If a ransom walk is binomial (1/2 probability of going forward, 1/2 backward) why isn;t the variance
a) $\sigma=(\frac{n}{4})^.5$
b) instead of $\sigma=(n)^.5$
these sources seem to give conflicting answers for the variance.
This source defines the variance as b) http://www.pma.caltech.edu/~mcc/Ph127/a/Lecture_8.pdf
This source says it's a) http://mathworld.wolfram.com/RandomWalk1-Dimensional.html
Let's calculate. Let $X_i=1$ with probability $1/2$, and $-1$ with probability $1/2$. Let $Y=X_1+X_2+\cdots +X_n$. We want the variance of $Y$.
Note that $E(X_i^2)=1$, for $X_i^2$ is certain to be $1$. Since $E(X_i)=0$, the variance of $X_i$ is $1$.
Since $Y$ is the sum of $n$ independent random variables with variance $1$, the variance of $Y$ is $n$, so the standard deviation is $\sqrt{n}$.
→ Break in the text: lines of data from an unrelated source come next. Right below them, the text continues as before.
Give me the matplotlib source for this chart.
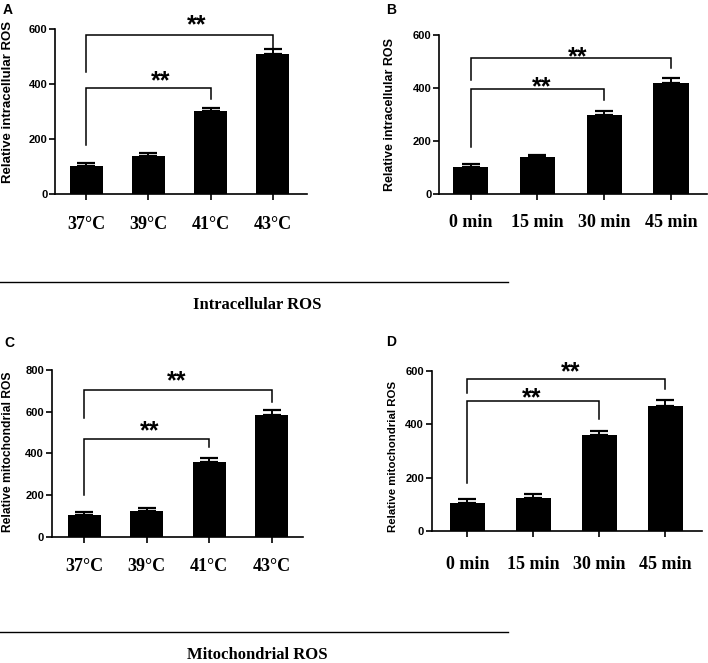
import numpy as np
import matplotlib
matplotlib.use('Agg')
import matplotlib.pyplot as plt
from matplotlib.lines import Line2D

# data
temps = ['37°C', '39°C', '41°C', '43°C']
times = ['0 min', '15 min', '30 min', '45 min']

intra_temp = [103, 138, 302, 509]
intra_temp_err = [9, 10, 12, 18]
intra_time = [104, 139, 300, 420]
intra_time_err = [10, 10, 14, 17]
mito_temp = [104, 123, 360, 584]
mito_temp_err = [13, 13, 16, 23]
mito_time = [104, 125, 360, 469]
mito_time_err = [15, 13, 15, 21]

# brackets: (x1, x2, y, left leg bottom, right leg bottom, star x, star y)
br_A = [(0, 2, 384, 178, 345, 1.19, 436), (0, 3, 578, 442, 530, 1.78, 640)]
br_B = [(0, 2, 396, 179, 355, 1.07, 432), (0, 3, 512, 430, 474, 1.60, 543)]
br_C = [(0, 2, 467, 200, 432, 1.05, 544), (0, 3, 704, 568, 648, 1.48, 784)]
br_D = [(0, 2, 489, 179, 420, 0.98, 526), (0, 3, 570, 516, 531, 1.57, 622)]

W, H = 708, 663
fig = plt.figure(figsize=(W / 100, H / 100), dpi=100)

sans = 'Liberation Sans'
serif = 'Liberation Serif'


def px_axes(l, r, t, b):
    return fig.add_axes([l / W, 1 - b / H, (r - l) / W, (b - t) / H])


def panel(ax, cats, vals, errs, ymax, yticks, xlim, ylabel, ylab_pos, brs, xpad, ylab_size):
    x = np.arange(len(cats))
    ax.bar(x, vals, width=0.53, color='black', zorder=2)
    ax.errorbar(x, vals, yerr=[np.zeros(len(errs)), errs], fmt='none', ecolor='black',
                elinewidth=1.4, capsize=6.8, capthick=1.6, zorder=1)
    ax.set_xlim(*xlim)
    ax.set_ylim(0, ymax)
    ax.set_yticks(yticks)
    ax.set_xticks(x)
    ax.set_xticklabels(cats, fontfamily=serif, fontweight='bold', fontsize=13)
    for lab in ax.get_yticklabels():
        lab.set_fontfamily(sans)
        lab.set_fontweight('bold')
        lab.set_fontsize(8)
    for s in ['top', 'right']:
        ax.spines[s].set_visible(False)
    for s in ['left', 'bottom']:
        ax.spines[s].set_linewidth(1.2)
    ax.tick_params(axis='x', length=4, width=1.2, pad=xpad)
    ax.tick_params(axis='y', length=4, width=1.2, pad=1.5)
    ax.set_ylabel(ylabel, fontfamily=sans, fontweight='bold', fontsize=ylab_size)
    ax.yaxis.set_label_coords(*ylab_pos)
    for x1, x2, y, lb, rb, sx, sy in brs:
        ax.plot([x1, x1, x2, x2], [lb, y, y, rb], color='black', lw=1.1,
                clip_on=False, solid_joinstyle='miter')
        ax.annotate('**', xy=(sx, sy), xytext=(0, -10.5), textcoords='offset points',
                    ha='center', va='baseline', fontsize=18, fontweight='bold',
                    fontfamily=sans, annotation_clip=False)


axA = px_axes(55, 307, 29, 194)
panel(axA, temps, intra_temp, intra_temp_err, 600, [0, 200, 400, 600], (-0.5, 3.55),
      'Relative intracellular ROS', (-0.163, 0.56), br_A, 12, 9.5)

axB = px_axes(439, 707, 35, 194.3)
panel(axB, times, intra_time, intra_time_err, 600, [0, 200, 400, 600], (-0.475, 3.54),
      'Relative intracellular ROS', (-0.159, 0.504), br_B, 10, 9)

axC = px_axes(51.7, 303, 370, 536.7)
panel(axC, temps, mito_temp, mito_temp_err, 800, [0, 200, 400, 600, 800], (-0.52, 3.5),
      'Relative mitochondrial ROS', (-0.15, 0.508), br_C, 11, 8.7)

axD = px_axes(431.7, 702, 371, 531)
panel(axD, times, mito_time, mito_time_err, 600, [0, 200, 400, 600], (-0.54, 3.56),
      'Relative mitochondrial ROS', (-0.125, 0.466), br_D, 14, 8.2)

# panel letters
for letter, px, py in [('A', 8, 10), ('B', 391, 10), ('C', 9.5, 343), ('D', 391, 342)]:
    fig.text(px / W, 1 - py / H, letter, ha='center', va='center', fontsize=10,
             fontweight='bold', fontfamily=sans)

# section separators
for ly, ty, title in [(282, 305, 'Intracellular ROS'), (631.7, 655, 'Mitochondrial ROS')]:
    fig.add_artist(Line2D([0, 508 / W], [1 - ly / H, 1 - ly / H], color='black', lw=1.0))
    fig.text(257 / W, 1 - ty / H, title, ha='center', va='center', fontsize=12,
             fontweight='bold', fontfamily=serif)

fig.savefig('out.png', dpi=100)
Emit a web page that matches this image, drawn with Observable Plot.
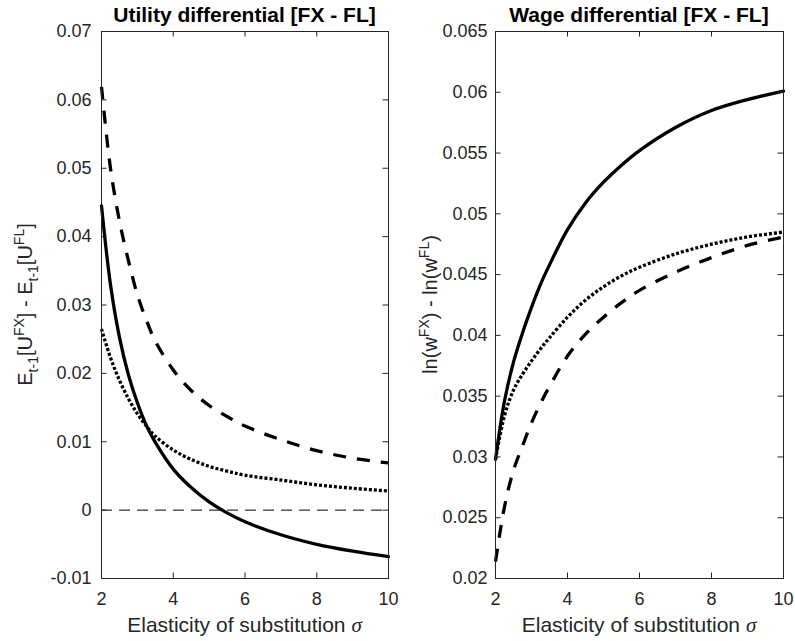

Formula a) gives the standard deviation of the number of steps to the right, say, at time $n$. Formula b) gives the standard deviation of the position at time $n$. Since the position at time $n$ is twice the number of steps to the right at time $n$ minus $n$, both options are compatible (and true).